Her affront(s) toward us: Huge
nose; huger lips; spurned our sexual advances in favor of
Gary Coleman; small breasts.
How she should
die: Hails cab driven by the spectre of alcoholic frenchman
Henri Paul, gets chased by The Evil
Papparazi!
Oddball
comic- Taylor Negron!
His affront(s) toward us:
In every comedy ever made; long face; stupid accent.
How he should die: Unfortunate bumper-car mishap.
The TNT Terrorist™ with a flair
for theatrics- The Iranian Pants Bomber!
His
affront(s) toward us: Only speaks arabic; his religious
chanting keeps us awake at night; our bacon ain't good
enough for him.
How he should die: Meets his match-
The Bavarian Kilt Bomber!
Giggling Nanny- Fran
Drescher!
Her affront(s) toward us: Whiney; reused
to sign Sheer Terror's penis at grand opening of
Sears™; more make-up than Bozo.
How she should
die: Trampled underfoot by a pack of rampaging Rabbi's
eager to get home before sundown.
Man lover- James
Spader!
His affront(s) toward us: Nerd; can't act
for shit; Crash.
How he should die: Disected by Dr.
Zaos on The Planet Of The Apes.
Country boy- John
Denver!
His affront(s) toward us: Prancy; lousy
pilot; publically sang with sock puppets.
How he
should die: Accidentally mistakes up for down on instrument
panel of his personal plane.
Snobby boy toy- Brad
Pitt!
His affront(s) toward us: White bread; can't
act, Dracula envy.
How he should die: Commits
suicide after finding head of his girlfriend in tiny
cardboard box.
Troll- Robert Blake!
His affront(s) toward us: Did crime, but did not do
time; pasty faced spook; gets highly offended when reffered
to as Bob; spends a suspicious amount of time fondling his
tiny bird.
How he should die: Accidentally apprehends
Sinister Torch during routine prostitution sting.
Comedic wild man- David
Allen Grier!
His affront(s) toward us: Substantial
fro; failed trigonometry; skipped Million Man March.

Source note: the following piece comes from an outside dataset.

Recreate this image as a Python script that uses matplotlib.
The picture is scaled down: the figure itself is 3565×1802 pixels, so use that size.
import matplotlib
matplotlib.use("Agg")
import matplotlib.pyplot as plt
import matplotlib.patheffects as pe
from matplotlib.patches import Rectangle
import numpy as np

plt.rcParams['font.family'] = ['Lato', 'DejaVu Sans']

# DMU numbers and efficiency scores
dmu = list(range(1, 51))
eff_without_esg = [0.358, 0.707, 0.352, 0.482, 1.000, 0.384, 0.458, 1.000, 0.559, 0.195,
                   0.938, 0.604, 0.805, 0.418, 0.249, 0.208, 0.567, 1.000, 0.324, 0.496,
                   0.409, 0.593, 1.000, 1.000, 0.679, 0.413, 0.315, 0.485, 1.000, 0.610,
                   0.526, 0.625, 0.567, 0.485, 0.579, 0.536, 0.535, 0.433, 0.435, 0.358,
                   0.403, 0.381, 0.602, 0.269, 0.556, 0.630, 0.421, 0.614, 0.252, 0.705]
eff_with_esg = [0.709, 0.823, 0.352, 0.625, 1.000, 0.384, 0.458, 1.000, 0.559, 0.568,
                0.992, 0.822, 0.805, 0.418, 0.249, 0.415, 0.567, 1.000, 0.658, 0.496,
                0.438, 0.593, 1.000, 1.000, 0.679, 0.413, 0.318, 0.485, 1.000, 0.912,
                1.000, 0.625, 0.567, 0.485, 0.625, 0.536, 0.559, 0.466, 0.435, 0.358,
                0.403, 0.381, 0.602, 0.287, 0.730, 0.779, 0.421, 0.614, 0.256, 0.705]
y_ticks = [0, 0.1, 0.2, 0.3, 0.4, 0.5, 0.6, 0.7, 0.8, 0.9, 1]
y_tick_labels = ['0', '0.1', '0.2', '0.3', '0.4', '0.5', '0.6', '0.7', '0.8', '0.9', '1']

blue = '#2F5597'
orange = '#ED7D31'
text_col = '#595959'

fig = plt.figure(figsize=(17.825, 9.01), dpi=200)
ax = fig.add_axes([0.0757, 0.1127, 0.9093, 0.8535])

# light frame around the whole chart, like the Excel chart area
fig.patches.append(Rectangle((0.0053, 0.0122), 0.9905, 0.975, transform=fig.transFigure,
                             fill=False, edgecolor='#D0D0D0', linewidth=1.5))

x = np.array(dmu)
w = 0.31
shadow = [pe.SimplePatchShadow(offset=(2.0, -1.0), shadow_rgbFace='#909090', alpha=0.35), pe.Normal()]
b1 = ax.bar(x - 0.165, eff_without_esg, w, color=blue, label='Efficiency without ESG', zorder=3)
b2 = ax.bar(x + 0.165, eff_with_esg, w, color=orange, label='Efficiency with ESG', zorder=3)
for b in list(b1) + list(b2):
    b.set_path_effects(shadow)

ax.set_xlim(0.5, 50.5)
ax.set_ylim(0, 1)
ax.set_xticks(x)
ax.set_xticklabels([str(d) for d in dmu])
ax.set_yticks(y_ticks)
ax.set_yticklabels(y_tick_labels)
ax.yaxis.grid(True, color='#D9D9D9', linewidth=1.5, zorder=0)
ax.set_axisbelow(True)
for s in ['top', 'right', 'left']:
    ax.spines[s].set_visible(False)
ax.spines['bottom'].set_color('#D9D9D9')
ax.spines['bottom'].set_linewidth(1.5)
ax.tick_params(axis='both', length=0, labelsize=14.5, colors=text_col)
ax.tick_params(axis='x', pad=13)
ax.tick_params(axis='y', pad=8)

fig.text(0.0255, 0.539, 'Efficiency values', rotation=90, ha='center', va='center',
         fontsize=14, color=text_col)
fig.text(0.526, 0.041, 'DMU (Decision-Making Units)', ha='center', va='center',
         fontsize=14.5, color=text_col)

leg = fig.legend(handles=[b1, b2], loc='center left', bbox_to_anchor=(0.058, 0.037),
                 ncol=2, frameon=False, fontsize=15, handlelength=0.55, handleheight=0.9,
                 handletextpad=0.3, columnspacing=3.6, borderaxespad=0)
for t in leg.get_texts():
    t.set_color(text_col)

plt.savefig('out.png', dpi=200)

How he should die: Dies of boredom while reading P.I.
Hates You™!
Bald ebony powerhouse- Ving
Rhames!
His affront(s) Hates whitey; failed to
return Super Secret P.I. Hand Shake™; drives bent up Hugo.
How he should die: Shot dead by frightened campers
after being mistaken for Sasquatch while camping.

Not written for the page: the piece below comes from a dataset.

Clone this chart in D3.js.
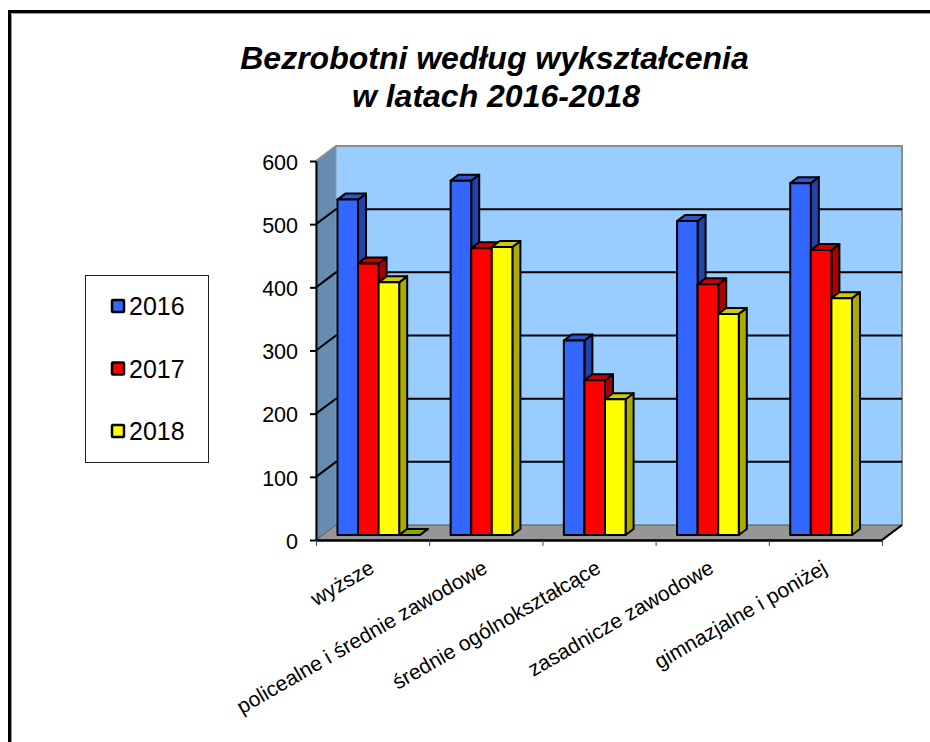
<!DOCTYPE html>
<html lang="pl">
<head>
<meta charset="UTF-8">
<title>Bezrobotni według wykształcenia</title>
<script src="https://d3js.org/d3.v7.min.js"></script>
<style>
    body { margin: 0; background: #fff; }
    text { font-family: "Liberation Sans", Arial, sans-serif; fill: #000; }
</style>
</head>
<body>
<div id="chart"></div>
<script>
    // Data
    const categories = ["wyższe", "policealne i średnie zawodowe", "średnie ogólnokształcące", "zasadnicze zawodowe", "gimnazjalne i poniżej"];
    const years = ["2016", "2017", "2018"];
    const values2016 = [531, 561, 308, 497, 557];
    const values2017 = [430, 454, 245, 397, 451];
    const values2018 = [400, 456, 215, 350, 375];
    // the stray flat bar next to "wyższe": a fourth, empty series
    const valuesExtra = [0, null, null, null, null];
    const yTicks = [0, 100, 200, 300, 400, 500, 600];

    const seriesList = [
        { name: "2016", values: values2016, front: "#3366ff", side: "#2244aa", top: "#2f55cc" },
        { name: "2017", values: values2017, front: "#ff0000", side: "#aa0000", top: "#cc0000" },
        { name: "2018", values: values2018, front: "#ffff00", side: "#aaaa00", top: "#cccc00" },
        { name: "extra", values: valuesExtra, front: "#99cc00", side: "#668800", top: "#88aa00" }
    ];

    const width = 930, height = 742;
    const plot = { left: 316, right: 882, top: 161, bottom: 540 };
    const wall = { dx: 20, dy: -15 };   // depth of the whole 3d box
    const barOff = { dx: 6, dy: -5 };   // where the bar front sits inside the box
    const barDepth = { dx: 8, dy: -6 }; // depth of a bar

    const svg = d3.select("#chart").append("svg")
        .attr("width", width)
        .attr("height", height)
        .style("display", "block");

    // Outer frame of the slide
    svg.append("path").attr("d", "M9.5,742V11.5H930").attr("fill", "none").attr("stroke", "#000").attr("stroke-width", 3);
    svg.append("path").attr("d", "M11.5,742V13.5H930").attr("fill", "none").attr("stroke", "#999").attr("stroke-width", 1);

    // Title
    const title = svg.append("text")
        .attr("text-anchor", "middle")
        .attr("font-size", 32)
        .attr("font-weight", "bold")
        .attr("font-style", "italic");
    title.append("tspan").attr("x", 494.5).attr("y", 69).text("Bezrobotni według wykształcenia");
    title.append("tspan").attr("x", 496).attr("y", 107).text("w latach 2016-2018");

    // Scales
    const y = d3.scaleLinear().domain([0, 600]).range([plot.bottom, plot.top]);
    const x0 = d3.scaleBand().domain(categories).range([plot.left, plot.right]);
    const x1 = d3.scaleBand()
        .domain(seriesList.map(d => d.name))
        .range([0, x0.bandwidth()])
        .paddingInner(0)
        .paddingOuter(0.75);

    const poly = pts => pts.map(p => p.join(",")).join(" ");

    // Walls and floor
    const xL = plot.left, xR = plot.right, yT = plot.top, yB = plot.bottom;
    svg.append("polygon")
        .attr("points", poly([[xL + wall.dx, yT + wall.dy], [xR + wall.dx, yT + wall.dy], [xR + wall.dx, yB + wall.dy], [xL + wall.dx, yB + wall.dy]]))
        .attr("fill", "#99ccff");
    svg.append("polygon")
        .attr("points", poly([[xL, yT], [xL + wall.dx, yT + wall.dy], [xL + wall.dx, yB + wall.dy], [xL, yB]]))
        .attr("fill", "#668cb0")
        .attr("stroke", "#8a9aa8").attr("stroke-width", 1);
    svg.append("polygon")
        .attr("points", poly([[xL, yB], [xL + wall.dx, yB + wall.dy], [xR + wall.dx, yB + wall.dy], [xR, yB]]))
        .attr("fill", "#969696")
        .attr("stroke", "#555").attr("stroke-width", 1);
    // grey wall edge on top and right
    svg.append("path")
        .attr("d", `M${xL},${yT}L${xL + wall.dx},${yT + wall.dy}H${xR + wall.dx}V${yB + wall.dy}L${xR},${yB}`)
        .attr("fill", "none").attr("stroke", "#8c8c8c").attr("stroke-width", 2);
    // the floor's front right corner has a dark edge
    svg.append("path")
        .attr("d", `M${xR},${yB}L${xR + wall.dx},${yB + wall.dy}`)
        .attr("fill", "none").attr("stroke", "#000").attr("stroke-width", 2);

    // Gridlines on the side wall and back wall
    const gridTicks = yTicks.filter(d => d > 0 && d < 600);
    svg.append("g").selectAll("path").data(gridTicks).enter().append("path")
        .attr("d", d => `M${xL},${y(d)}L${xL + wall.dx},${y(d) + wall.dy}H${xR + wall.dx}`)
        .attr("fill", "none").attr("stroke", "#000").attr("stroke-width", 2);

    // Bars
    const groups = svg.append("g").selectAll("g").data(categories).enter().append("g");
    groups.each(function(cat, i) {
        const g = d3.select(this);
        seriesList.forEach(s => {
            const v = s.values[i];
            if (v === null) return;
            const xa = x0(cat) + x1(s.name) + barOff.dx;
            const xb = xa + x1.bandwidth();
            const yb = y(0) + barOff.dy;
            const yt = y(v) + barOff.dy;
            const dx = barDepth.dx, dy = barDepth.dy;
            const bar = g.append("g").attr("stroke", "#000").attr("stroke-width", 2).attr("stroke-linejoin", "round");
            bar.append("polygon").attr("fill", s.side)
                .attr("points", poly([[xb, yt], [xb + dx, yt + dy], [xb + dx, yb + dy], [xb, yb]]));
            bar.append("polygon").attr("fill", s.top)
                .attr("points", poly([[xa, yt], [xa + dx, yt + dy], [xb + dx, yt + dy], [xb, yt]]));
            bar.append("rect").attr("fill", s.front)
                .attr("x", xa).attr("y", yt).attr("width", xb - xa).attr("height", yb - yt);
        });
    });

    // Axes
    const yAxis = svg.append("g")
        .attr("transform", `translate(${plot.left},0)`)
        .call(d3.axisLeft(y).tickValues(yTicks).tickSize(6).tickPadding(12).tickSizeOuter(0));
    yAxis.selectAll("text").attr("font-size", 21.5).attr("font-family", null).attr("dy", "0.38em");
    yAxis.selectAll("path,line").attr("stroke", "#000").attr("stroke-width", 2);

    const xAxisScale = d3.scaleLinear().domain([0, categories.length]).range([plot.left, plot.right]);
    const xAxis = svg.append("g")
        .attr("transform", `translate(0,${plot.bottom})`)
        .call(d3.axisBottom(xAxisScale).tickValues(d3.range(categories.length + 1)).tickFormat("").tickSize(6).tickSizeOuter(0));
    xAxis.selectAll("path").attr("stroke", "#000").attr("stroke-width", 2.5);
    xAxis.selectAll("line").attr("stroke", "#444").attr("stroke-width", 1);

    // Rotated category labels, ending under the middle of each band
    svg.append("g").selectAll("text").data(categories).enter().append("text")
        .attr("transform", d => `translate(${x0(d) + x0.bandwidth() / 2 + 3},572) rotate(-30)`)
        .attr("text-anchor", "end")
        .attr("font-size", 21)
        .text(d => d);

    // Legend
    svg.append("rect")
        .attr("x", 85.5).attr("y", 275.5).attr("width", 123).attr("height", 187)
        .attr("fill", "#fff").attr("stroke", "#222").attr("stroke-width", 1);
    const legendY = d3.scalePoint().domain(years).range([306, 431]);
    const legend = svg.append("g").selectAll("g").data(years).enter().append("g")
        .attr("transform", d => `translate(0,${legendY(d)})`);
    legend.append("rect")
        .attr("x", 112).attr("y", -6).attr("width", 12).attr("height", 12).attr("rx", 1)
        .attr("fill", d => seriesList.find(s => s.name === d).front)
        .attr("stroke", "#000").attr("stroke-width", 2.5);
    legend.append("text")
        .attr("x", 129).attr("y", 9)
        .attr("font-size", 25)
        .text(d => d);
</script>
</body>
</html>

Shady character actor- Ray
Liotta!
His affront(s) toward us: Cheap; kicked
shit out of autograph seeking Pinto; stinks of
garlic & oil.
How he should die: Fataly ignores
warning shout of FORE while golfing.
Coach- Craig T.
Nelson!
His affront(s) toward us: Mocks the bald;
beady eyes; jocks Coach from Cheers.
How he
should die: Shares needle with new team member-
Dagoberto.
Spunky latina- Maria
Conchita Alonzo!
Her affront(s) toward us: Greasy;
talent = 0; named after banana.
How she should die:
Loses Ultimate Fighting Championship bout with
original spunky latina- Charo!
The king's wife- Pricilla
Presley!
Her affront(s) toward us: Affair with
Leslie Nielsen; only married Elvis for the
cash; O.J. sympathizer.
How she should die:
REAL bad paper cut.
The naked gun- Leslie
Nielsen!
His affront(s) toward us: Dense; W.C.
Fields nose; confused.
How he should die:
Painfully!
Medusa Rocker- Lenny
Kravitz!
His affront(s) toward us: Talent = 0;
scrawny, called us 'suckers' during MTV interview.
How
he should die: Refuses to give autograph to the Iranian
Pants Bomber!
Compulsive-obsessive actor-
Robert DeNiro!
His affront(s) toward us: Hates
Whitey; unsightly mole; savors nipple torture.
How he should die: Nipple torture overdose.
Glorified sock puppet- Senor
Wences' Hand!
It's affront(s) to us: Haunts us in
our dreams; wacky accent; hairy fingers; owes us 50 bucks.